Exercise instructions >>
Leaving out every picture, copy the lines of the data exactly, from the first through the line containing "-- (173,29) ..".

Given information >>
--------------------------------

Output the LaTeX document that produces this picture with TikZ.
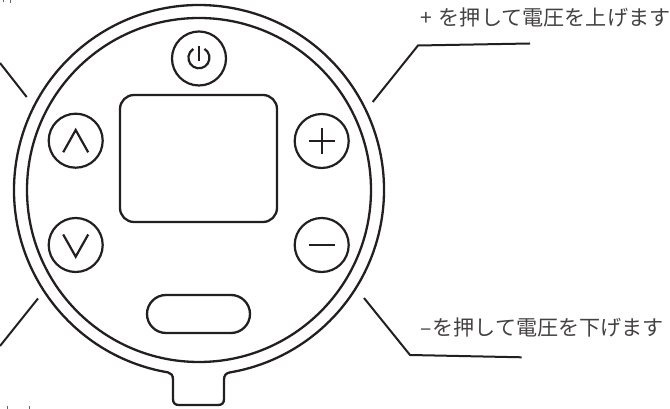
\documentclass[tikz,border=0pt]{standalone}
\usepackage{fontspec}
\usepackage{xcolor}
\usetikzlibrary{positioning,calc}
\newfontfamily\cjk{Noto Sans CJK JP}
\definecolor{inkline}{HTML}{231F20}

\begin{document}
\begin{tikzpicture}[
    x=1pt, y=1pt,
    font=\cjk\fontsize{21.1}{24}\selectfont,
    % Outlines share one ink colour
    ring/.style={draw=inkline, line width=2.3pt},
    button/.style={circle, draw=inkline, line width=2.2pt, minimum size=54pt, inner sep=0pt},
    glyph/.style={draw=inkline, line width=2.2pt},
    leader/.style={draw=inkline, line width=2pt},
    callout/.style={anchor=west, inner sep=0pt, text=inkline!85},
    cutoff/.style={draw=inkline!70, line width=1pt}
]
    \useasboundingbox (0,0) rectangle (670,409);

    % --- Housing ---
    \coordinate (center) at (199,219);
    \node[circle, ring, minimum size=344pt, inner sep=0pt] (innerRing) at (center) {};
    \draw[ring] (168,36.6) arc[start angle=260.35, end angle=-80.35, radius=185]
        .. controls (226,35.8) and (224,34) .. (224,29)
        -- (224,10) .. controls (224,6) and (222,4) .. (218,4)
        -- (179,4) .. controls (175,4) and (173,6) .. (173,10)
        -- (173,29) .. controls (173,34) and (171,36) .. (168,36.6) -- cycle;

    % --- Screen and slot ---
    \node[rectangle, ring, rounded corners=14pt, minimum width=157pt, minimum height=127pt] (screen) at (198.5,250.5) {};
    \node[rectangle, ring, rounded corners=19pt, minimum width=103pt, minimum height=38pt] (slot) at (198.5,95) {};

    % --- Buttons ---
    \node[button] (btnPower) at (199,350.5) {};
    \node[button] (btnUp) at (75.7,268.3) {};
    \node[button] (btnDown) at (75.7,164) {};
    \node[button] (btnPlus) at (321.7,268) {};
    \node[button] (btnMinus) at (321.7,164) {};

    % --- Button symbols ---
    \draw[glyph] ($(btnPower)+(5.5,9.6)$) arc[start angle=58, end angle=-238, radius=10.5];
    \draw[glyph] ($(btnPower)+(0,12)$) -- ($(btnPower)+(0,-3)$);
    \draw[glyph, line join=miter] ($(btnUp)+(-12.5,-11.6)$) -- ($(btnUp)+(0,10.7)$) -- ($(btnUp)+(12.5,-11.6)$);
    \draw[glyph, line join=miter] ($(btnDown)+(-12.5,10.5)$) -- ($(btnDown)+(0,-11.7)$) -- ($(btnDown)+(12.5,10.5)$);
    \draw[glyph] ($(btnPlus)+(-13,0)$) -- ($(btnPlus)+(13,0)$);
    \draw[glyph] ($(btnPlus)+(0,-13)$) -- ($(btnPlus)+(0,13)$);
    \draw[glyph] ($(btnMinus)+(-13,0)$) -- ($(btnMinus)+(13,0)$);

    % --- Callouts ---
    \node[callout] (labelPlus) at (420,392) {+\hspace{7pt}を押して電圧を上げます};
    \node[callout] (labelMinus) at (420,82) {–\hspace{1pt}を押して電圧を下げます};

    \coordinate (plusTip) at (372.7,307);
    \coordinate (plusBend) at (418,363.5);
    \coordinate (plusEnd) at (530,365.5);
    \draw[leader] (plusTip) -- (plusBend) -- (plusEnd);

    \coordinate (minusTip) at (364,111);
    \coordinate (minusBend) at (410,54);
    \coordinate (minusEnd) at (521.7,51.7);
    \draw[leader] (minusTip) -- (minusBend) -- (minusEnd);

    \coordinate (upTip) at (26.7,312);
    \coordinate (upEdge) at (0,346);
    \draw[leader] (upTip) -- (upEdge);

    \coordinate (downTip) at (38,110.5);
    \coordinate (downEdge) at (0,63);
    \draw[leader] (downTip) -- (downEdge);

    % --- Strokes cut off at the page edge ---
    \draw[cutoff] (3,409) -- (3,406.5);
    \draw[cutoff] (10.5,409) -- (10.5,406);
    \draw[cutoff] (7,0) -- (7,3);
    \draw[cutoff] (29,0) -- (29,3);

\end{tikzpicture}
\end{document}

--------------------------------

Problem solution >>
Output the LaTeX document that produces this picture with TikZ.
\documentclass[tikz,border=0pt]{standalone}
\usepackage{fontspec}
\usepackage{xcolor}
\usetikzlibrary{positioning,calc}
\newfontfamily\cjk{Noto Sans CJK JP}
\definecolor{inkline}{HTML}{231F20}

\begin{document}
\begin{tikzpicture}[
    x=1pt, y=1pt,
    font=\cjk\fontsize{21.1}{24}\selectfont,
    % Outlines share one ink colour
    ring/.style={draw=inkline, line width=2.3pt},
    button/.style={circle, draw=inkline, line width=2.2pt, minimum size=54pt, inner sep=0pt},
    glyph/.style={draw=inkline, line width=2.2pt},
    leader/.style={draw=inkline, line width=2pt},
    callout/.style={anchor=west, inner sep=0pt, text=inkline!85},
    cutoff/.style={draw=inkline!70, line width=1pt}
]
    \useasboundingbox (0,0) rectangle (670,409);

    % --- Housing ---
    \coordinate (center) at (199,219);
    \node[circle, ring, minimum size=344pt, inner sep=0pt] (innerRing) at (center) {};
    \draw[ring] (168,36.6) arc[start angle=260.35, end angle=-80.35, radius=185]
        .. controls (226,35.8) and (224,34) .. (224,29)
        -- (224,10) .. controls (224,6) and (222,4) .. (218,4)
        -- (179,4) .. controls (175,4) and (173,6) .. (173,10)
        -- (173,29) .. controls (173,34) and (171,36) .. (168,36.6) -- cycle;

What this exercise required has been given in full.